• [INSTRUCTIONS FOR THE TASK]:
Search the material and gather each line with "this" in it.

• [INPUT ROWS]:
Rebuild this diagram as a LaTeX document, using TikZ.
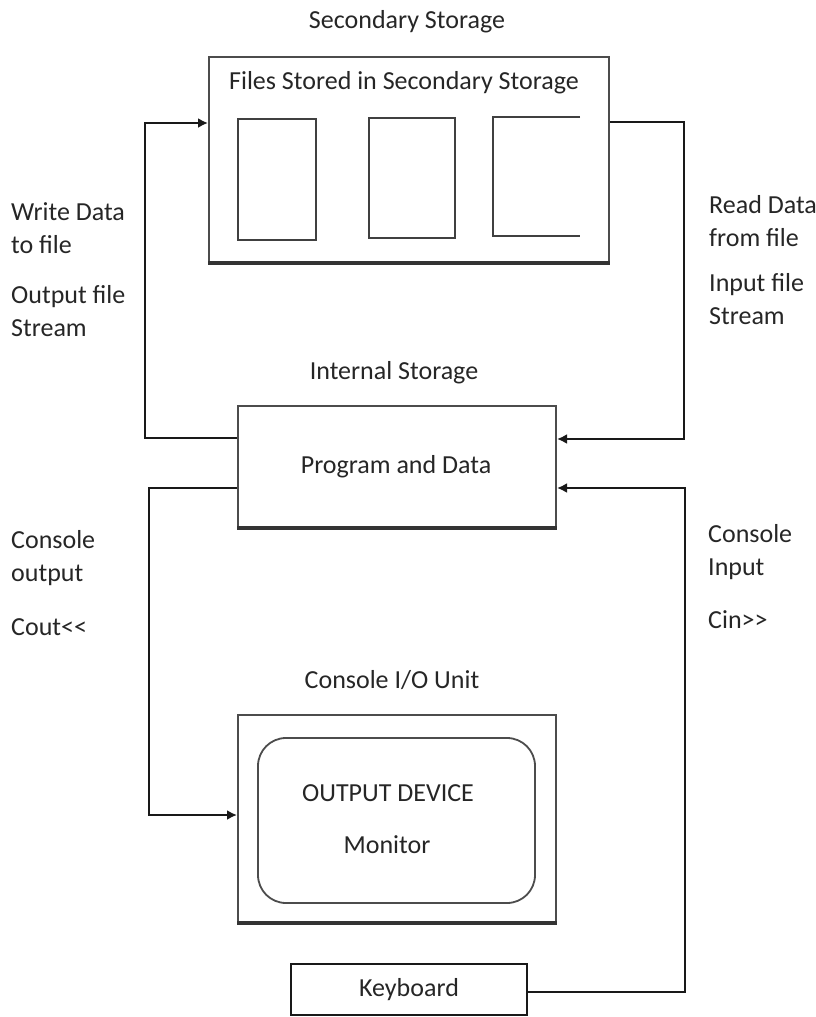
\documentclass[tikz,border=0pt]{standalone}
\usepackage{fontspec}
\setmainfont{Carlito}
\usetikzlibrary{arrows.meta}
\begin{document}
\begin{tikzpicture}[x=1pt,y=-1pt,
  txt/.style={font=\fontsize{26}{33}\selectfont, text=black!85, inner sep=0pt},
  ltxt/.style={txt, anchor=west, align=left},
  box/.style={draw=black!70, line width=2pt, rectangle, inner sep=0pt},
  filebox/.style={draw=black!75, line width=1.6pt, rectangle, inner sep=0pt},
  conn/.style={draw=black!90, line width=2.6pt},
  arr/.style={conn, -{Latex[length=10pt,width=10pt]}},
  shade/.style={draw=black!80, line width=3.5pt}
]
\useasboundingbox (0,0) rectangle (816,1017);

% Secondary storage
\node[txt] (sectitle) at (407,22) {Secondary Storage};
\node[box, minimum width=400pt, minimum height=205pt] (sec) at (409,159.5) {};
\draw[shade] (sec.south west) -- (sec.south east);
\node[txt] (filestitle) at (404,83) {Files Stored in Secondary Storage};
\node[filebox, minimum width=78pt, minimum height=121pt] (f1) at (277,179.5) {};
\node[filebox, minimum width=86pt, minimum height=120pt] (f2) at (412,178) {};
\node[minimum width=87pt, minimum height=119pt, inner sep=0pt] (f3) at (536.5,176.5) {};
\draw[black!75, line width=1.6pt] (f3.north east) -- (f3.north west) -- (f3.south west) -- (f3.south east);

% Internal storage
\node[txt] (inttitle) at (394,373) {Internal Storage};
\node[box, minimum width=318pt, minimum height=121pt] (prog) at (397,466.5) {};
\draw[shade] (prog.south west) -- (prog.south east);
\node[txt] (progtxt) at (396,467) {Program and Data};

% Console I/O unit
\node[txt] (contitle) at (392,680) {Console I/O Unit};
\node[box, minimum width=318pt, minimum height=207pt] (con) at (397,818.5) {};
\draw[shade] (con.south west) -- (con.south east);
\node[draw=black!70, line width=1.8pt, rounded corners=28pt, minimum width=277pt, minimum height=165pt, inner sep=0pt] (mon) at (396.5,820.5) {};
\node[txt] (outdev) at (388,793) {OUTPUT DEVICE};
\node[txt] (montxt) at (387,845) {Monitor};

% Keyboard
\node[box, draw=black!90, minimum width=236pt, minimum height=51pt] (kb) at (409,989.5) {};
\node[txt] (kbtxt) at (409,990) {Keyboard};

% Side labels
\node[ltxt] (w1) at (11,228) {Write Data\\to file};
\node[ltxt] (w2) at (11,311) {Output file\\Stream};
\node[ltxt] (r1) at (709,221) {Read Data\\from file};
\node[ltxt] (r2) at (709,299) {Input file\\Stream};
\node[ltxt] (c1) at (11,558) {Console\\output};
\node[ltxt] (c2) at (11,627) {Cout<\kern0pt<};
\node[ltxt] (i1) at (708,552) {Console\\Input};
\node[ltxt] (i2) at (708,620) {Cin>\kern0pt>};

% Connectors
\draw[arr] ([yshift=28.5pt]prog.west) -- (145,438) -- (145,123) -- ([yshift=36.5pt]sec.west);
\draw[arr] ([yshift=37.5pt]sec.east) -- (684,122) -- (684,439) -- ([yshift=27.5pt]prog.east);
\draw[arr] ([yshift=-21.5pt]prog.west) -- (149,488) -- (149,815) -- ([yshift=3.5pt]con.west);
\draw[arr] ([yshift=-2.5pt]kb.east) -- (685,992) -- (685,488) -- ([yshift=-21.5pt]prog.east);
\end{tikzpicture}
\end{document}
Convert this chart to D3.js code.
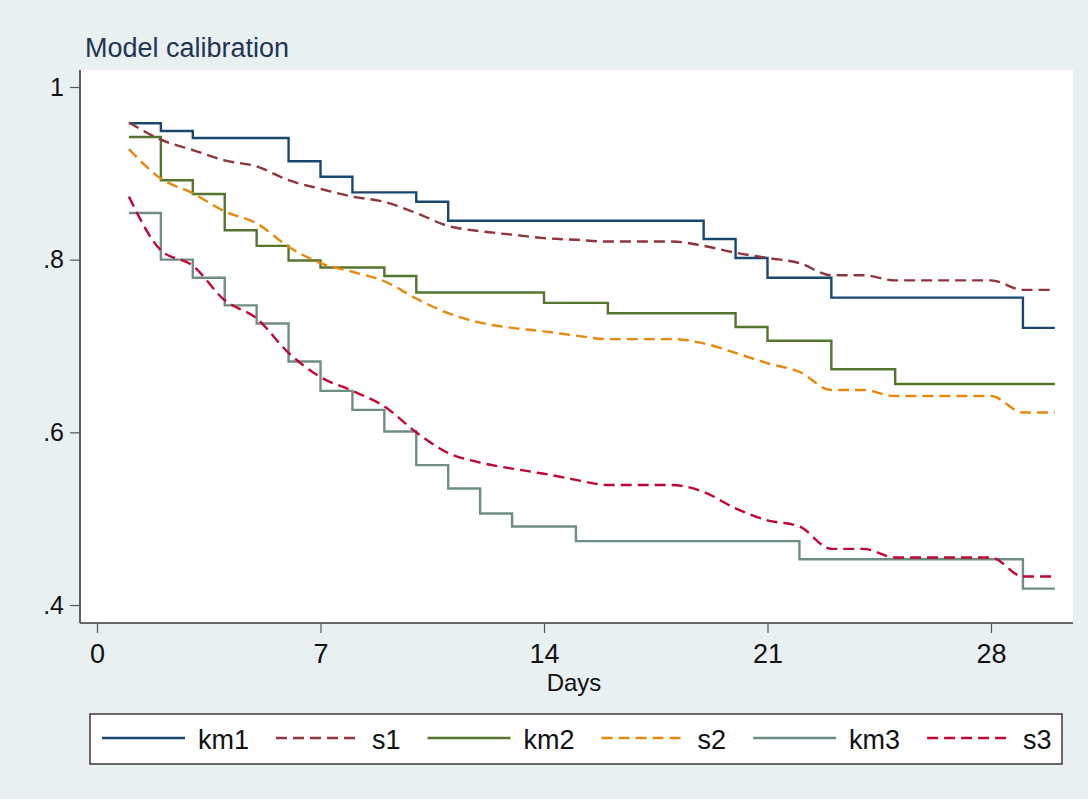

• [FULL ANSWER]:
Rebuild this diagram as a LaTeX document, using TikZ.
Convert this chart to D3.js code.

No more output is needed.